Data Augmentation for NLP: Backtranslation, Word Swapping, and Other Techniques

Data augmentation for Natural Language Processing (NLP) is a set of techniques used to increase the size and diversity of training datasets, improving model robustness and generalization. Unlike computer vision, where augmentation methods are straightforward (e.g., flipping, cropping), NLP requires careful manipulation of text while preserving its semantic meaning.

This guide explores various data augmentation techniques, including Backtranslation, Word Swapping, and others, with practical examples.


Why Use Data Augmentation in NLP?

  1. Improve Generalization:
  • Helps the model perform better on unseen data by exposing it to more variations.
  1. Handle Data Imbalance:
  • Balances datasets when some classes are underrepresented.
  1. Reduce Overfitting:
  • Adds noise and variability, preventing the model from memorizing the training data.
  1. Low-Resource Scenarios:
  • Augments small datasets to achieve better performance.

1. Backtranslation

What It Is:

  • Translate a sentence into another language and then back into the original language. This introduces variability while retaining the original meaning.

Example:

  • Original: “The cat is sleeping on the mat.”
  • Backtranslation:
  • Translate to French: “Le chat dort sur le tapis.”
  • Back to English: “The cat is lying on the mat.”

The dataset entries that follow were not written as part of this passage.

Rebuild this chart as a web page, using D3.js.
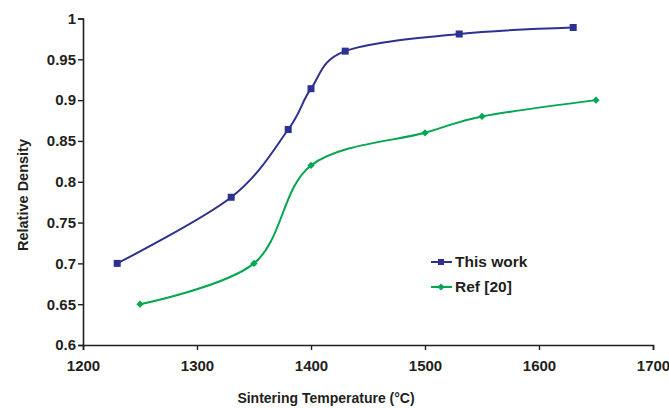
<!DOCTYPE html>
<html><head><meta charset="utf-8">
<script src="https://cdn.jsdelivr.net/npm/d3@7"></script>
<style>body{margin:0;background:#fff}svg{display:block}text{font-family:"Liberation Sans",Arial,sans-serif;font-weight:bold;fill:#231f20}</style>
</head><body><svg id="c" width="669" height="408"></svg>
<script>
const thisTemp = [1230, 1330, 1380, 1400, 1430, 1530, 1630];
const thisDens = [0.70, 0.781, 0.864, 0.914, 0.960, 0.981, 0.989];
const refTemp = [1250, 1350, 1400, 1500, 1550, 1650];
const refDens = [0.65, 0.70, 0.82, 0.86, 0.88, 0.90];
const xTicks = [1200, 1300, 1400, 1500, 1600, 1700];
const yTicks = [0.6, 0.65, 0.7, 0.75, 0.8, 0.85, 0.9, 0.95, 1];
const seriesNames = ["This work", "Ref [20]"];

const svg = d3.select("#c");
const x = d3.scaleLinear().domain([1200, 1700]).range([83, 653]);
const y = d3.scaleLinear().domain([0.6, 1]).range([345, 18.5]);

const xAxis = svg.append("g").attr("transform", "translate(0,345)")
  .call(d3.axisBottom(x).tickValues(xTicks).tickSize(5).tickPadding(10).tickFormat(d3.format("d")));
const yAxis = svg.append("g").attr("transform", "translate(83,0)")
  .call(d3.axisLeft(y).tickValues(yTicks).tickSize(5).tickPadding(2).tickFormat(d => d === 1 ? "1" : String(d)));
[xAxis, yAxis].forEach(a => {
  a.select(".domain").attr("stroke", "#231f20").attr("stroke-width", 1.6);
  a.selectAll(".tick line").attr("stroke", "#231f20").attr("stroke-width", 1.4);
  a.selectAll("text").attr("font-size", 15).attr("font-family", "Liberation Sans, Arial, sans-serif").attr("font-weight", "bold").attr("fill", "#231f20");
});

svg.append("text").attr("x", 326).attr("y", 403).attr("text-anchor", "middle").attr("font-size", 14).text("Sintering Temperature (°C)");
svg.append("text").attr("transform", "translate(28,195) rotate(-90)").attr("text-anchor", "middle").attr("font-size", 14.5).text("Relative Density");

const colors = ["#2e3192", "#00a650"];
const line = d3.line().x(d => x(d[0])).y(d => y(d[1])).curve(d3.curveCatmullRom.alpha(0));
const s1 = thisTemp.map((t, i) => [t, thisDens[i]]);
const s2 = refTemp.map((t, i) => [t, refDens[i]]);

svg.append("path").datum(s1).attr("d", line).attr("fill", "none").attr("stroke", colors[0]).attr("stroke-width", 2);
svg.append("path").datum(s2).attr("d", line).attr("fill", "none").attr("stroke", colors[1]).attr("stroke-width", 2);

svg.selectAll(".m1").data(s1).enter().append("rect")
  .attr("x", d => x(d[0]) - 3.5).attr("y", d => y(d[1]) - 3.5).attr("width", 7).attr("height", 7).attr("fill", colors[0]);
const diamond = "M0,-3.6L3.6,0L0,3.6L-3.6,0Z";
svg.selectAll(".m2").data(s2).enter().append("path")
  .attr("d", diamond).attr("transform", d => `translate(${x(d[0])},${y(d[1])})`).attr("fill", colors[1]);

// legend
const lg = svg.append("g");
[0, 1].forEach(i => {
  const yy = 262 + i * 25;
  lg.append("line").attr("x1", 431).attr("x2", 452).attr("y1", yy).attr("y2", yy).attr("stroke", colors[i]).attr("stroke-width", 2);
  if (i === 0) lg.append("rect").attr("x", 438).attr("y", yy - 3).attr("width", 6).attr("height", 6).attr("fill", colors[0]);
  else lg.append("path").attr("d", diamond).attr("transform", `translate(441,${yy})`).attr("fill", colors[1]);
  lg.append("text").attr("x", 455).attr("y", yy + 5).attr("font-size", 15.5).text(seriesNames[i]);
});
</script></body></html>
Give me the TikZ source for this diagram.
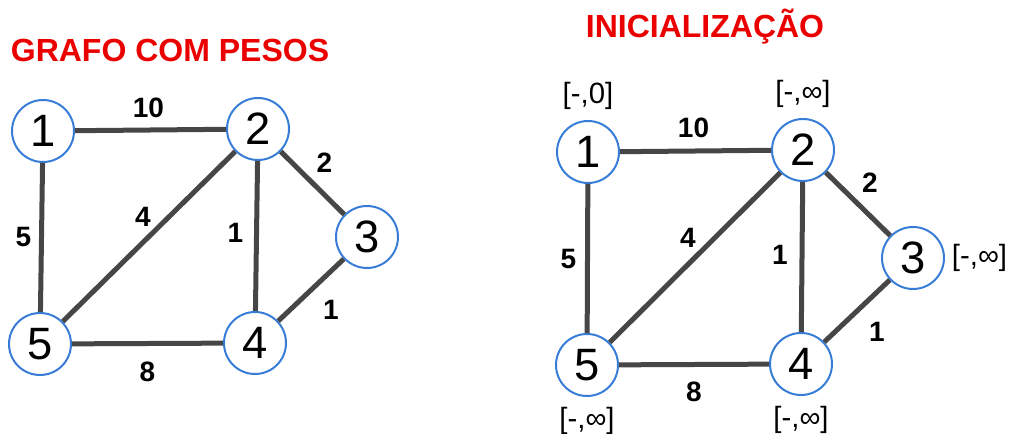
\documentclass[tikz,border=0pt]{standalone}
\usepackage{fontspec}
\setmainfont{Liberation Sans}
\definecolor{nodeblue}{RGB}{55, 125, 215}
\definecolor{edgegray}{RGB}{70, 70, 70}
\definecolor{titlered}{RGB}{235, 0, 0}
\usetikzlibrary{positioning}

\begin{document}
\begin{tikzpicture}[
    x=0.75pt, y=-0.75pt,
    vertex/.style={draw=nodeblue, line width=1.5pt, circle, fill=white,
                   minimum size=46.5pt, inner sep=0pt, font=\fontsize{34}{34}\selectfont},
    edge/.style={draw=edgegray, line width=3.75pt},
    weight/.style={inner sep=0pt, font=\fontsize{21}{21}\selectfont\bfseries},
    dist/.style={inner sep=0pt, font=\fontsize{22}{22}\selectfont},
    title/.style={text=titlered, font=\fontsize{24}{24}\selectfont\bfseries}
]
    \useasboundingbox (0,0) rectangle (1012,434);

    % grafo com pesos
    \node[title] (t1) at (170,50) {GRAFO COM PESOS};
    \node[vertex] (a1) at (43,131) {1};
    \node[vertex] (a2) at (258,129) {2};
    \node[vertex] (a3) at (367,237) {3};
    \node[vertex] (a4) at (255,343) {4};
    \node[vertex] (a5) at (40,344) {5};

    \draw[edge] (a1) -- node[weight, shift={(-2,-22)}] {10} (a2);
    \draw[edge] (a2) -- node[weight, shift={(12,-20)}] {2} (a3);
    \draw[edge] (a2) -- node[weight, shift={(-6,-20)}] {4} (a5);
    \draw[edge] (a2) -- node[weight, shift={(-21,-3)}] {1} (a4);
    \draw[edge] (a1) -- node[weight, shift={(-18,0)}] {5} (a5);
    \draw[edge] (a3) -- node[weight, shift={(20,20)}] {1} (a4);
    \draw[edge] (a5) -- node[weight, shift={(0,28)}] {8} (a4);

    % inicializacao
    \node[title] (t2) at (705,27) {INICIALIZAÇÃO};
    \node[vertex] (b1) at (588,152) {1};
    \node[vertex] (b2) at (803,150) {2};
    \node[vertex] (b3) at (913,258) {3};
    \node[vertex] (b4) at (801,364) {4};
    \node[vertex] (b5) at (587,365) {5};

    \draw[edge] (b1) -- node[weight, shift={(-2,-23)}] {10} (b2);
    \draw[edge] (b2) -- node[weight, shift={(12,-21)}] {2} (b3);
    \draw[edge] (b2) -- node[weight, shift={(-7,-20)}] {4} (b5);
    \draw[edge] (b2) -- node[weight, shift={(-22,-2)}] {1} (b4);
    \draw[edge] (b1) -- node[weight, shift={(-19,1)}] {5} (b5);
    \draw[edge] (b3) -- node[weight, shift={(20,21)}] {1} (b4);
    \draw[edge] (b5) -- node[weight, shift={(0,27)}] {8} (b4);

    \node[dist, above=7.5pt of b1] (d1) {[-,0]};
    \node[dist, above=7.5pt of b2] (d2) {[-,∞]};
    \node[dist, right=5pt of b3] (d3) {[-,∞]};
    \node[dist, below=7.5pt of b4] (d4) {[-,∞]};
    \node[dist, below=7.5pt of b5] (d5) {[-,∞]};
\end{tikzpicture}
\end{document}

Implementation (Using Hugging Face Transformers):

from transformers import MarianMTModel, MarianTokenizer

# Load translation model (English to French)
en_to_fr_model_name = "Helsinki-NLP/opus-mt-en-fr"
en_to_fr_tokenizer = MarianTokenizer.from_pretrained(en_to_fr_model_name)
en_to_fr_model = MarianMTModel.from_pretrained(en_to_fr_model_name)

# Load reverse translation model (French to English)
fr_to_en_model_name = "Helsinki-NLP/opus-mt-fr-en"
fr_to_en_tokenizer = MarianTokenizer.from_pretrained(fr_to_en_model_name)
fr_to_en_model = MarianMTModel.from_pretrained(fr_to_en_model_name)

# Original sentence
text = "The cat is sleeping on the mat."

# English to French
translated = en_to_fr_model.generate(**en_to_fr_tokenizer(text, return_tensors="pt", padding=True))
french_text = en_to_fr_tokenizer.decode(translated[0], skip_special_tokens=True)

# French to English
back_translated = fr_to_en_model.generate(**fr_to_en_tokenizer(french_text, return_tensors="pt", padding=True))
back_text = fr_to_en_tokenizer.decode(back_translated[0], skip_special_tokens=True)

print("Original:", text)
print("Backtranslated:", back_text)

Pros:

  • Maintains semantic meaning.
  • Generates natural text variations.

Cons:

  • Computationally expensive.
  • Depends on translation model quality.

2. Word Swapping

What It Is:

  • Randomly swap the positions of two words in a sentence.

Example:

  • Original: “The cat is sleeping on the mat.”
  • Augmented: “The is cat sleeping on the mat.”

Implementation:

import random

def word_swap(sentence, swap_prob=0.1):
    words = sentence.split()
    num_swaps = max(1, int(len(words) * swap_prob))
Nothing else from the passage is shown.